DATA SEGMENT ▸

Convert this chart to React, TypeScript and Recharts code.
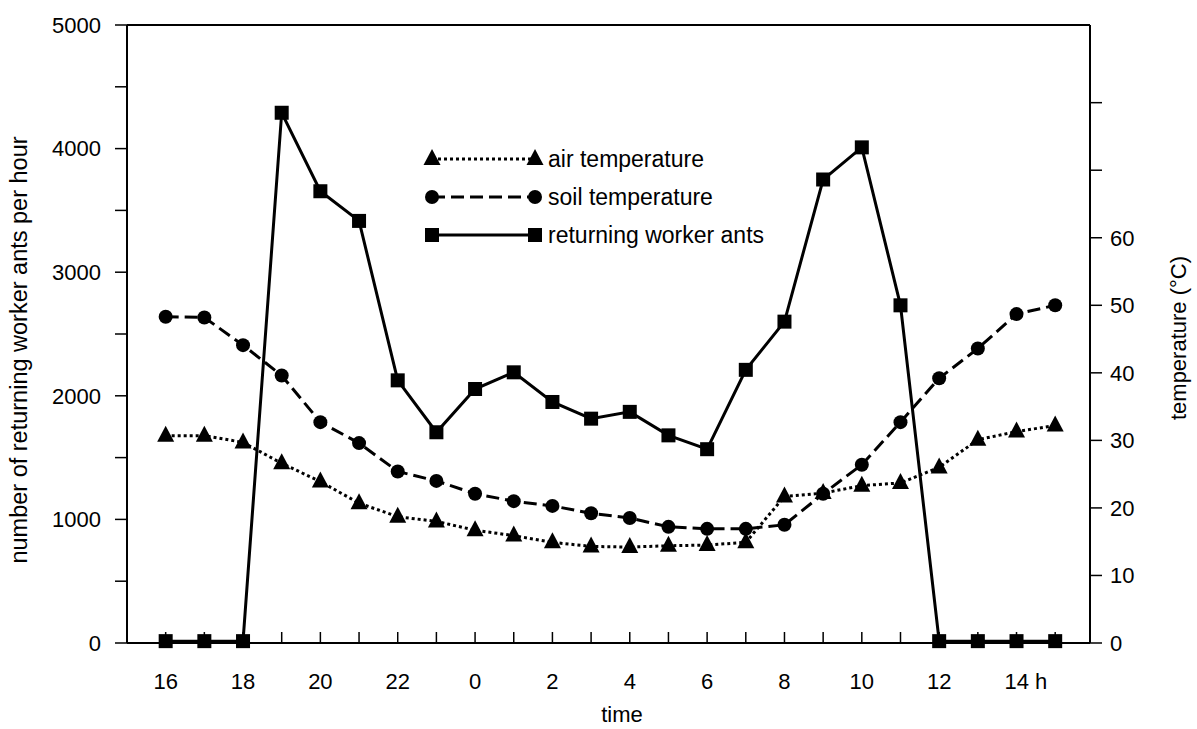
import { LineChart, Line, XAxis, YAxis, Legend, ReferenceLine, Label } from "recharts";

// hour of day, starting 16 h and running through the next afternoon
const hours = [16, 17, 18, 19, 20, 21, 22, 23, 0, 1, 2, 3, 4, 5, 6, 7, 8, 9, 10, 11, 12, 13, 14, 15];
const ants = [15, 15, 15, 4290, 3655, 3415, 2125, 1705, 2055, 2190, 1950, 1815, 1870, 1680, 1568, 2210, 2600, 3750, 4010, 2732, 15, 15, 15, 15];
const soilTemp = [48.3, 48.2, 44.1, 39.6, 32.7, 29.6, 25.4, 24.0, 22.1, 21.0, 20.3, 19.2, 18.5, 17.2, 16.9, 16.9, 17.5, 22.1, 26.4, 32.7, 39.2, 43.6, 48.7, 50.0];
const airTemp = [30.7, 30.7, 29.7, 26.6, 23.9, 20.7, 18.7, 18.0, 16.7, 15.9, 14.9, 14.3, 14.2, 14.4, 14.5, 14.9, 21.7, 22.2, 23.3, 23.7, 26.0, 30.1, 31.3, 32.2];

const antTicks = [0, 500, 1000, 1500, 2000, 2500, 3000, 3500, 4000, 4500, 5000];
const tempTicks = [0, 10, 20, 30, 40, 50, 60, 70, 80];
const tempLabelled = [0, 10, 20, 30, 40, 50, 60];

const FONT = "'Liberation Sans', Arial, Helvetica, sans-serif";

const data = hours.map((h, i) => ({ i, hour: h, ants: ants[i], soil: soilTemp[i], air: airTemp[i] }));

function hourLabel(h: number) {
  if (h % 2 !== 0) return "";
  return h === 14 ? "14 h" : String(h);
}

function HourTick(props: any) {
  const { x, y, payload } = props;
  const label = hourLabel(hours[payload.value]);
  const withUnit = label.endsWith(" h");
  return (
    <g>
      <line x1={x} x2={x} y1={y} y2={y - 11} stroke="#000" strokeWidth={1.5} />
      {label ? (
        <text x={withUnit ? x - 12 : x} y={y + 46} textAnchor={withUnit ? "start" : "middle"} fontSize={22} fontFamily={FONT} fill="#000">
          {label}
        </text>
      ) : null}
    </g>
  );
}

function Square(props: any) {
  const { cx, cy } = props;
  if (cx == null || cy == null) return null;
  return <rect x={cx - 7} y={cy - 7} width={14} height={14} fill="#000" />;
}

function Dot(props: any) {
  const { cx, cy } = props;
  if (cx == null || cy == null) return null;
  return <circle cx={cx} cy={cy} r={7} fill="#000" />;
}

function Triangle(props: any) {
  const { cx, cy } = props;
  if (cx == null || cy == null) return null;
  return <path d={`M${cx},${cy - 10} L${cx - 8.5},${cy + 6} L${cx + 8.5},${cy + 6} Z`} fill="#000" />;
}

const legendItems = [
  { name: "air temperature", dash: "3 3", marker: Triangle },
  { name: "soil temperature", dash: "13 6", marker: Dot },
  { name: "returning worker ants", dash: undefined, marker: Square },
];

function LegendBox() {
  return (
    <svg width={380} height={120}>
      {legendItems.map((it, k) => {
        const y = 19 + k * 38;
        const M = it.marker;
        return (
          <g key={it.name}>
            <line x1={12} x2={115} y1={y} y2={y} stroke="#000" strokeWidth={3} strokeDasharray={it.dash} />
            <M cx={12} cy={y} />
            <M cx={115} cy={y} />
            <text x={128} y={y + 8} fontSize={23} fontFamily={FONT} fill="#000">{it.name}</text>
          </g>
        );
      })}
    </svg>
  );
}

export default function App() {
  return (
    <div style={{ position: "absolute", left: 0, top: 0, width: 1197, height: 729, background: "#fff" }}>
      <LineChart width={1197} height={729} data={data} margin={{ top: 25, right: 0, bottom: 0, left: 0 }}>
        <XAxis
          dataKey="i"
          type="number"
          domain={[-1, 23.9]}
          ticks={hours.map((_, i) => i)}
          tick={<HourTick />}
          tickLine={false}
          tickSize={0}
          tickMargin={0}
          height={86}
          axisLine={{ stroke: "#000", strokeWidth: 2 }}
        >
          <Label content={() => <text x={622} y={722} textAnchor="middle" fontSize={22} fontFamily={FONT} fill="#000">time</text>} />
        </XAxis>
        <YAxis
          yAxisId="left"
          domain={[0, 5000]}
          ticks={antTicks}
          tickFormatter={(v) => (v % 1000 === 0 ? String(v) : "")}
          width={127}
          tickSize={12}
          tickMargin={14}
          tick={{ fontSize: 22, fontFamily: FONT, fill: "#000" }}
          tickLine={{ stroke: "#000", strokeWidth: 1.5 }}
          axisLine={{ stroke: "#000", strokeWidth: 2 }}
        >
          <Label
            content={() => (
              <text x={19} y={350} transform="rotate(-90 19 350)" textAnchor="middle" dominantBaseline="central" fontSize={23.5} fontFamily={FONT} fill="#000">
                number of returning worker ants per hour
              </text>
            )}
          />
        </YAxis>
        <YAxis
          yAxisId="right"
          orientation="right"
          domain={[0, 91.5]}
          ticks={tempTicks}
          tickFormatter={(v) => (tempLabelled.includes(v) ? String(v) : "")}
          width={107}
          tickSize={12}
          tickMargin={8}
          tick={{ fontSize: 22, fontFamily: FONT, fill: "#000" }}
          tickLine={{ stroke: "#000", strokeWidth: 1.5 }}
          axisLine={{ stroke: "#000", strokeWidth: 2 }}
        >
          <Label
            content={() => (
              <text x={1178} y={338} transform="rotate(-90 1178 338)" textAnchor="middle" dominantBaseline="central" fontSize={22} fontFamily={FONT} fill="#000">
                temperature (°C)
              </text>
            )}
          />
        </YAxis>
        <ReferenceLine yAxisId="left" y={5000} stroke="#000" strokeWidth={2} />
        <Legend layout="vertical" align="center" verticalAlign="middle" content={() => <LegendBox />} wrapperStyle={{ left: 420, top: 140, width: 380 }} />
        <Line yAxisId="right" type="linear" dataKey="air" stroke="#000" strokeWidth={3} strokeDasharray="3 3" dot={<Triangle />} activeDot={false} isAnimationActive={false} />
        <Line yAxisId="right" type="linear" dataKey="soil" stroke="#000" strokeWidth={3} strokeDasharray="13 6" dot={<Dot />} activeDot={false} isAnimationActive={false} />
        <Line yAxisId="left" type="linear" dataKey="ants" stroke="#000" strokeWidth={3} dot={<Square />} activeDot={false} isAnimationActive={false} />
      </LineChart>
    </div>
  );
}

EXERCISE REQUIREMENTS ▸ Output a faithful copy of the data, with each picture left out.

ANSWER BELOW ▸
Convert this chart to React, TypeScript and Recharts code.
import { LineChart, Line, XAxis, YAxis, Legend, ReferenceLine, Label } from "recharts";

// hour of day, starting 16 h and running through the next afternoon
const hours = [16, 17, 18, 19, 20, 21, 22, 23, 0, 1, 2, 3, 4, 5, 6, 7, 8, 9, 10, 11, 12, 13, 14, 15];
const ants = [15, 15, 15, 4290, 3655, 3415, 2125, 1705, 2055, 2190, 1950, 1815, 1870, 1680, 1568, 2210, 2600, 3750, 4010, 2732, 15, 15, 15, 15];
const soilTemp = [48.3, 48.2, 44.1, 39.6, 32.7, 29.6, 25.4, 24.0, 22.1, 21.0, 20.3, 19.2, 18.5, 17.2, 16.9, 16.9, 17.5, 22.1, 26.4, 32.7, 39.2, 43.6, 48.7, 50.0];
const airTemp = [30.7, 30.7, 29.7, 26.6, 23.9, 20.7, 18.7, 18.0, 16.7, 15.9, 14.9, 14.3, 14.2, 14.4, 14.5, 14.9, 21.7, 22.2, 23.3, 23.7, 26.0, 30.1, 31.3, 32.2];

const antTicks = [0, 500, 1000, 1500, 2000, 2500, 3000, 3500, 4000, 4500, 5000];
const tempTicks = [0, 10, 20, 30, 40, 50, 60, 70, 80];
const tempLabelled = [0, 10, 20, 30, 40, 50, 60];

const FONT = "'Liberation Sans', Arial, Helvetica, sans-serif";

const data = hours.map((h, i) => ({ i, hour: h, ants: ants[i], soil: soilTemp[i], air: airTemp[i] }));

function hourLabel(h: number) {
  if (h % 2 !== 0) return "";
  return h === 14 ? "14 h" : String(h);
}

function HourTick(props: any) {
  const { x, y, payload } = props;
  const label = hourLabel(hours[payload.value]);
  const withUnit = label.endsWith(" h");
  return (
    <g>
      <line x1={x} x2={x} y1={y} y2={y - 11} stroke="#000" strokeWidth={1.5} />
      {label ? (
        <text x={withUnit ? x - 12 : x} y={y + 46} textAnchor={withUnit ? "start" : "middle"} fontSize={22} fontFamily={FONT} fill="#000">
          {label}
        </text>
      ) : null}
    </g>
  );
}

function Square(props: any) {
  const { cx, cy } = props;
  if (cx == null || cy == null) return null;
  return <rect x={cx - 7} y={cy - 7} width={14} height={14} fill="#000" />;
}

function Dot(props: any) {
  const { cx, cy } = props;
  if (cx == null || cy == null) return null;
  return <circle cx={cx} cy={cy} r={7} fill="#000" />;
}

function Triangle(props: any) {
  const { cx, cy } = props;
  if (cx == null || cy == null) return null;
  return <path d={`M${cx},${cy - 10} L${cx - 8.5},${cy + 6} L${cx + 8.5},${cy + 6} Z`} fill="#000" />;
}

const legendItems = [
  { name: "air temperature", dash: "3 3", marker: Triangle },
  { name: "soil temperature", dash: "13 6", marker: Dot },
  { name: "returning worker ants", dash: undefined, marker: Square },
];

function LegendBox() {
  return (
    <svg width={380} height={120}>
      {legendItems.map((it, k) => {
        const y = 19 + k * 38;
        const M = it.marker;
        return (
          <g key={it.name}>
            <line x1={12} x2={115} y1={y} y2={y} stroke="#000" strokeWidth={3} strokeDasharray={it.dash} />
            <M cx={12} cy={y} />
            <M cx={115} cy={y} />
            <text x={128} y={y + 8} fontSize={23} fontFamily={FONT} fill="#000">{it.name}</text>
          </g>
        );
      })}
    </svg>
  );
}

export default function App() {
  return (
    <div style={{ position: "absolute", left: 0, top: 0, width: 1197, height: 729, background: "#fff" }}>
      <LineChart width={1197} height={729} data={data} margin={{ top: 25, right: 0, bottom: 0, left: 0 }}>
        <XAxis
          dataKey="i"
          type="number"
          domain={[-1, 23.9]}
          ticks={hours.map((_, i) => i)}
          tick={<HourTick />}
          tickLine={false}
          tickSize={0}
          tickMargin={0}
          height={86}
          axisLine={{ stroke: "#000", strokeWidth: 2 }}
        >
          <Label content={() => <text x={622} y={722} textAnchor="middle" fontSize={22} fontFamily={FONT} fill="#000">time</text>} />
        </XAxis>
        <YAxis
          yAxisId="left"
          domain={[0, 5000]}
          ticks={antTicks}
          tickFormatter={(v) => (v % 1000 === 0 ? String(v) : "")}
          width={127}
          tickSize={12}
          tickMargin={14}
          tick={{ fontSize: 22, fontFamily: FONT, fill: "#000" }}
          tickLine={{ stroke: "#000", strokeWidth: 1.5 }}
          axisLine={{ stroke: "#000", strokeWidth: 2 }}
        >
          <Label
            content={() => (
              <text x={19} y={350} transform="rotate(-90 19 350)" textAnchor="middle" dominantBaseline="central" fontSize={23.5} fontFamily={FONT} fill="#000">
                number of returning worker ants per hour
              </text>
            )}
          />
        </YAxis>
        <YAxis
          yAxisId="right"
          orientation="right"
          domain={[0, 91.5]}
          ticks={tempTicks}
          tickFormatter={(v) => (tempLabelled.includes(v) ? String(v) : "")}
          width={107}
          tickSize={12}
          tickMargin={8}
          tick={{ fontSize: 22, fontFamily: FONT, fill: "#000" }}
          tickLine={{ stroke: "#000", strokeWidth: 1.5 }}
          axisLine={{ stroke: "#000", strokeWidth: 2 }}
        >
          <Label
            content={() => (
              <text x={1178} y={338} transform="rotate(-90 1178 338)" textAnchor="middle" dominantBaseline="central" fontSize={22} fontFamily={FONT} fill="#000">
                temperature (°C)
              </text>
            )}
          />
        </YAxis>
        <ReferenceLine yAxisId="left" y={5000} stroke="#000" strokeWidth={2} />
        <Legend layout="vertical" align="center" verticalAlign="middle" content={() => <LegendBox />} wrapperStyle={{ left: 420, top: 140, width: 380 }} />
        <Line yAxisId="right" type="linear" dataKey="air" stroke="#000" strokeWidth={3} strokeDasharray="3 3" dot={<Triangle />} activeDot={false} isAnimationActive={false} />
        <Line yAxisId="right" type="linear" dataKey="soil" stroke="#000" strokeWidth={3} strokeDasharray="13 6" dot={<Dot />} activeDot={false} isAnimationActive={false} />
        <Line yAxisId="left" type="linear" dataKey="ants" stroke="#000" strokeWidth={3} dot={<Square />} activeDot={false} isAnimationActive={false} />
      </LineChart>
    </div>
  );
}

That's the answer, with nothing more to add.